Alwaght- Followers the extremist anti-Islam group Pegida staged a march in Birmingham as local MPs said costly hate rallies” have no place in the city.
Similar rallies were held in France and the Netherlands where clashes broke out. About 200 demonstrators gathered for the inaugural Pegida rally in the UK – half as many as expected by police – which took place on an industrial estate several kilometers from the city center.
Many demonstrators held placards featuring Donald Trump, saying: “Trump is right” – a possible reference to the Republican candidate for the US presidential election’s controversial call for a halt on Muslim immigration to the US.
Addressing a crowd of about 150 Pegida supporters, Robinson Tommy, the former EDL leader who organized the Pegida UK rally said similar rallies were held in Germany, in Holland, Bulgaria, the Czech Republic, Belgium, and Poland.
Pegida UK, named after the German anti-Islam group that emerged in Dresden two years ago, was founded by Robinson in January this year. Its official leader is former Ukip parliamentary candidate Paul Weston, who said on Saturday that he wanted to get 100,000 people out on the streets by the end of the year.
Khalid Mahmood, the MP for Birmingham Perry Barr said the plans to stage monthly rallies could result in violence and that he would be calling on the chief executive of Birmingham city council, Mark Rogers, to look into whether the protests threatened the safety of families using the city center for weekend shopping.

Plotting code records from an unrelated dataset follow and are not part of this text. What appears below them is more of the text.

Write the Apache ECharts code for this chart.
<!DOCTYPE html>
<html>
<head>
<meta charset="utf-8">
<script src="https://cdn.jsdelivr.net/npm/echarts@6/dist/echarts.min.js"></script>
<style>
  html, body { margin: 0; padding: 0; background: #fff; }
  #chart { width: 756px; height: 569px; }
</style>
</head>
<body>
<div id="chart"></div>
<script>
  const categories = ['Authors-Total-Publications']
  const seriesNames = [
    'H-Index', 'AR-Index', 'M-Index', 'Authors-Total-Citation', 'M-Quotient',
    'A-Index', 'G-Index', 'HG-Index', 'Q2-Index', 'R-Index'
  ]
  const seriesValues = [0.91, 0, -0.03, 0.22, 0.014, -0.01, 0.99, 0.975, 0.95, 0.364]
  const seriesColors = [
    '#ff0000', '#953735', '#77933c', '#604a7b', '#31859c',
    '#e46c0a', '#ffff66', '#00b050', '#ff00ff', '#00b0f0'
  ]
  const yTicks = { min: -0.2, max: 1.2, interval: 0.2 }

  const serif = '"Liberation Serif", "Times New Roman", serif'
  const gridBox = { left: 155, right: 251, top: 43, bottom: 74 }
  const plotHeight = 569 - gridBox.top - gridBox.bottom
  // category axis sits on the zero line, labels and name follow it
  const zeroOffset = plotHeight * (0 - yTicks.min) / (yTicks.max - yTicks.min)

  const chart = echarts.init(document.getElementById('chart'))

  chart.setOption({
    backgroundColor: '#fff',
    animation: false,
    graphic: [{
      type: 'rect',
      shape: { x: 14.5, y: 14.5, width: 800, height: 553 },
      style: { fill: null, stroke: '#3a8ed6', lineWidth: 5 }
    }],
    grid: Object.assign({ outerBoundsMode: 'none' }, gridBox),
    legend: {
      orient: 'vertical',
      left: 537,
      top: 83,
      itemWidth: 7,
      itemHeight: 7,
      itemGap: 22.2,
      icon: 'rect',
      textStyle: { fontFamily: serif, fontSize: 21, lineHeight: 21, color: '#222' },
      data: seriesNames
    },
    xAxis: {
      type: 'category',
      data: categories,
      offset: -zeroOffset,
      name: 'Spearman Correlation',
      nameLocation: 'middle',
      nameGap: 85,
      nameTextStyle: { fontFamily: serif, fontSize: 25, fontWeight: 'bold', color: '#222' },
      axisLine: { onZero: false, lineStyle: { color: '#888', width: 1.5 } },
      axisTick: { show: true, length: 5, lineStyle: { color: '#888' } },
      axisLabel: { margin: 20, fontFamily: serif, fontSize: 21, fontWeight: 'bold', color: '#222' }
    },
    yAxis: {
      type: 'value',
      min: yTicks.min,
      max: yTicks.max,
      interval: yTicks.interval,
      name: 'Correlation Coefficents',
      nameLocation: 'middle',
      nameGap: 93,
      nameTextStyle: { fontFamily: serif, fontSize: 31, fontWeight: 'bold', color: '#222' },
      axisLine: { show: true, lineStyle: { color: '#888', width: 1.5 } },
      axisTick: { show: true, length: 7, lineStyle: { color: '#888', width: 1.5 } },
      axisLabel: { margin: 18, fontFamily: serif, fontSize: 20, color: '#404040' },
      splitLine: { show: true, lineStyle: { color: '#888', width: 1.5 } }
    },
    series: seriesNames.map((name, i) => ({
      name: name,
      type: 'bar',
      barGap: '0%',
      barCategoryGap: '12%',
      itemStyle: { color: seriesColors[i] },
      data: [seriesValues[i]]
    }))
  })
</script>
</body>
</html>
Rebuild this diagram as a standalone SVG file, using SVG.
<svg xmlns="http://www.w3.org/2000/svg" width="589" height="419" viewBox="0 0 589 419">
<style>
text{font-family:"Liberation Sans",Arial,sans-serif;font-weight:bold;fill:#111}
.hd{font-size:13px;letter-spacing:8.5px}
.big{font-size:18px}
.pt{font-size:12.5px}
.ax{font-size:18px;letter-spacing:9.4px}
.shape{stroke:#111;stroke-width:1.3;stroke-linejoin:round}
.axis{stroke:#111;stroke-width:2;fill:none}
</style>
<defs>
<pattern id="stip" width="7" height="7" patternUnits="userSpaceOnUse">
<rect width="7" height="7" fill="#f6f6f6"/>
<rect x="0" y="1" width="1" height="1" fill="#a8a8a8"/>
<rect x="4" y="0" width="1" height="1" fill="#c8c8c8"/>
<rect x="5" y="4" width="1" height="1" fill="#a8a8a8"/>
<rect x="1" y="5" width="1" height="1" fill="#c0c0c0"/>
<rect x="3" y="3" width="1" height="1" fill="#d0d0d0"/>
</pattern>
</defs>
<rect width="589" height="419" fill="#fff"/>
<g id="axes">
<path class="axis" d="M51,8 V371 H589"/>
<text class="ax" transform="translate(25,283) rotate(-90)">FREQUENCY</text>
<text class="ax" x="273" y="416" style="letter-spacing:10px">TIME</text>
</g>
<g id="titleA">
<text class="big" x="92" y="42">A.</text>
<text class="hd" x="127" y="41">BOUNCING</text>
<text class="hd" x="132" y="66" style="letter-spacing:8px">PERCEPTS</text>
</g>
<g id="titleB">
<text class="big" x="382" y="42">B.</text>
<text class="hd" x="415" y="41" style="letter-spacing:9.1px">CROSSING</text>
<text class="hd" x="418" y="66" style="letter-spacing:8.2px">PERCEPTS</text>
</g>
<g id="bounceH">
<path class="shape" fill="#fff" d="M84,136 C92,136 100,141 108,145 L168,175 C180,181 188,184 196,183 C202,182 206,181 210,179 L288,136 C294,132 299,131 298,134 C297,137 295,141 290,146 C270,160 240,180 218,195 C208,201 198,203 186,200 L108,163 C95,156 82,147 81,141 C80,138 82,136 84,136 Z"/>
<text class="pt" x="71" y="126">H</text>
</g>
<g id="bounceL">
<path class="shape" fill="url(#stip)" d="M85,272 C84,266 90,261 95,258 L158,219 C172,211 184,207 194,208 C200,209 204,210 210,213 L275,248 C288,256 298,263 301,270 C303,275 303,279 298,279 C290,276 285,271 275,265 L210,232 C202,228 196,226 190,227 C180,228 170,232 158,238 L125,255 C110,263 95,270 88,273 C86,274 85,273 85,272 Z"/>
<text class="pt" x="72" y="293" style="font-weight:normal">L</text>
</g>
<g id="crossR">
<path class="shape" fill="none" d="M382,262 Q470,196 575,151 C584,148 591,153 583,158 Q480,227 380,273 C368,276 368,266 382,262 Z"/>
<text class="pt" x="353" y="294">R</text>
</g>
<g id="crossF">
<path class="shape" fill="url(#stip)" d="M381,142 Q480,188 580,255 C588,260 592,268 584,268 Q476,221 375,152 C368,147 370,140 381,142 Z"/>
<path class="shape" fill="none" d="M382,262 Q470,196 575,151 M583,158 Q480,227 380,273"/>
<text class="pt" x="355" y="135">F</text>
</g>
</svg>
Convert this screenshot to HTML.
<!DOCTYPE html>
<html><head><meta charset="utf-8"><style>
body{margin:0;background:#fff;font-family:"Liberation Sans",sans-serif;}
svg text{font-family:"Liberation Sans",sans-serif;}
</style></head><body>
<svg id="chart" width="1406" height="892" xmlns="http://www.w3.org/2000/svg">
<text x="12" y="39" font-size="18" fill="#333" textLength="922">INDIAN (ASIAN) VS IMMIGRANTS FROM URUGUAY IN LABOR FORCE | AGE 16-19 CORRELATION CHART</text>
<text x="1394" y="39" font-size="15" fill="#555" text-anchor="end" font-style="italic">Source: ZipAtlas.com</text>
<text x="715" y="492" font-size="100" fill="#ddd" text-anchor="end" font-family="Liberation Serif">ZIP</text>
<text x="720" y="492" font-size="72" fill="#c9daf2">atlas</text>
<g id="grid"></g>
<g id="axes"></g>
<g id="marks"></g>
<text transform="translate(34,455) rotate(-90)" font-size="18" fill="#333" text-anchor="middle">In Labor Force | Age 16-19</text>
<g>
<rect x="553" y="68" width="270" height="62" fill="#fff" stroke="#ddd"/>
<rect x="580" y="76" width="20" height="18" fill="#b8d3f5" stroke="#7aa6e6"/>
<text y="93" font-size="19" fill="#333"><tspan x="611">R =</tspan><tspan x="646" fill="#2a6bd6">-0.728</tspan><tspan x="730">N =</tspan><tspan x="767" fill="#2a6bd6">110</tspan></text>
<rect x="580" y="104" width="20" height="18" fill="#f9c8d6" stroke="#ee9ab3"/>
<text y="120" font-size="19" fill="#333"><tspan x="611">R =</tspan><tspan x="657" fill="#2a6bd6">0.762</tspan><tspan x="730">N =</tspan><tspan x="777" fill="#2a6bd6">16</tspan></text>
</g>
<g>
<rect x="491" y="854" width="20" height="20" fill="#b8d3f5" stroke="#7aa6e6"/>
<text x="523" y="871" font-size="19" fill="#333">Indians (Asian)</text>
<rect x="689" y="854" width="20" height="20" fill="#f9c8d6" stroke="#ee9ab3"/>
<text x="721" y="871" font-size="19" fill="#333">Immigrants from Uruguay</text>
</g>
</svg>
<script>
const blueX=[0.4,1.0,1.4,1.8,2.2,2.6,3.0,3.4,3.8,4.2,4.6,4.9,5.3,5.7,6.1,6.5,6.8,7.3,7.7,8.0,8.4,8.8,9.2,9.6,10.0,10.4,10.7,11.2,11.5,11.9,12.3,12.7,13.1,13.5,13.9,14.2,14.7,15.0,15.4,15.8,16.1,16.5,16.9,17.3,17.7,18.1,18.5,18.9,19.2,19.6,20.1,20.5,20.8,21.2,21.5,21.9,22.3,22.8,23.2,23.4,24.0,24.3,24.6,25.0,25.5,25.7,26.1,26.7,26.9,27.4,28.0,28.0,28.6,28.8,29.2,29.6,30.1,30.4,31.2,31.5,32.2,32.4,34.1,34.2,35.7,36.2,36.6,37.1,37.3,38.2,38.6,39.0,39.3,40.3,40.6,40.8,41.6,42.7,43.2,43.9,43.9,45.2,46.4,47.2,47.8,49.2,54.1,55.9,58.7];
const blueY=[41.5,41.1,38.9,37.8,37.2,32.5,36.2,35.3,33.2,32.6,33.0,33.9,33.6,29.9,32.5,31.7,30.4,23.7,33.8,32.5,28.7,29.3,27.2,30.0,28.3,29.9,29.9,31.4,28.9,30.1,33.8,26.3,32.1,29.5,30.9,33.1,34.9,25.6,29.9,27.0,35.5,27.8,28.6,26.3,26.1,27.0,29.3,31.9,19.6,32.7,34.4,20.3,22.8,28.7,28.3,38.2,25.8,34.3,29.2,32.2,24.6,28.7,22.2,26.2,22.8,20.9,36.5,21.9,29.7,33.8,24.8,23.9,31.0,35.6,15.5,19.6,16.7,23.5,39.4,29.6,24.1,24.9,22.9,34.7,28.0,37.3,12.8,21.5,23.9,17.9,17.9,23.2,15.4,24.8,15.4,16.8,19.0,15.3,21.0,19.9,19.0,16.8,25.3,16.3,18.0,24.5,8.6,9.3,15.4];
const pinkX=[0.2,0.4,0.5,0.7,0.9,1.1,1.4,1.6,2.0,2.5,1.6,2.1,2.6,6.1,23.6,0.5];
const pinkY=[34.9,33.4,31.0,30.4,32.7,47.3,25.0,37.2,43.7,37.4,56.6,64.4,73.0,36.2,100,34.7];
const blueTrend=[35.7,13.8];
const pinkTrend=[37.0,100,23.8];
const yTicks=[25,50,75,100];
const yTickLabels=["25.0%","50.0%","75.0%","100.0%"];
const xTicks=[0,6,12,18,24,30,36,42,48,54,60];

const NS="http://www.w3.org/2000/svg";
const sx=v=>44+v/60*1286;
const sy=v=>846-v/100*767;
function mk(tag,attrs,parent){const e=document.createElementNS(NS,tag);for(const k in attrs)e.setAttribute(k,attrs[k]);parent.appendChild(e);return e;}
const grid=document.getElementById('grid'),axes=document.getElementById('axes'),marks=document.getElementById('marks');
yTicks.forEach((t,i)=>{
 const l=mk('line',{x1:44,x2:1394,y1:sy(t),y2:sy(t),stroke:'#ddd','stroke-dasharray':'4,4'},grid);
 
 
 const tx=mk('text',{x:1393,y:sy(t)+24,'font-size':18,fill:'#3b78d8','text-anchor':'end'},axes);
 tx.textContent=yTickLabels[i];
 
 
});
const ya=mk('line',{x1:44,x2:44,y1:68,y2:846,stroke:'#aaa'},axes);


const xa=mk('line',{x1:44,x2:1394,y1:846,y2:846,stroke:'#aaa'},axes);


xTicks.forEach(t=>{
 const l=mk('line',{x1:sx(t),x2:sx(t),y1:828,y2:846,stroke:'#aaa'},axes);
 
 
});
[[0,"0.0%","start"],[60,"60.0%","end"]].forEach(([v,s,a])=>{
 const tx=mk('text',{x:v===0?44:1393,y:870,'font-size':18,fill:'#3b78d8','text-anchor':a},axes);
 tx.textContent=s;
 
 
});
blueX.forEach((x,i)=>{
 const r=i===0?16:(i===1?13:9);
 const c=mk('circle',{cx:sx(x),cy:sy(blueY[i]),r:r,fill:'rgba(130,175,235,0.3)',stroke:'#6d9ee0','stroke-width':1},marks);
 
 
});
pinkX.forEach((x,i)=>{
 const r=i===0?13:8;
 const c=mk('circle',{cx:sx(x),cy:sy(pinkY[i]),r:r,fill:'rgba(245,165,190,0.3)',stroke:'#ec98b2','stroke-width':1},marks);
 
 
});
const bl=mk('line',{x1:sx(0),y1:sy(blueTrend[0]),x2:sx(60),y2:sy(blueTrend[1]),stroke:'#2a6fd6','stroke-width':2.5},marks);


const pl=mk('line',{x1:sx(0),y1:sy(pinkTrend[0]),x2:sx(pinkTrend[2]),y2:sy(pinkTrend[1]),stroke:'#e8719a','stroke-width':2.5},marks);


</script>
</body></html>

Jess Phillips, the Labor MP for Birmingham Yardley, said Robinson “should get the message from the gross overestimation of attendance at his rally this week” and the relative strength of the anti-fascist movement.
Muhammad Afzal, chairman of Birmingham central mosque and a Labor councilor, said: “Years ago they protested against the Jews, then the Irish, then black people and now against Muslims. We condemn these extremists no matter where they come from.
“Islam is a very peaceful religion. We are quite happy to have a dialogue with them, but just spending public sector money [on policing the rallies], when there are a lot of cuts is not fair,” he said.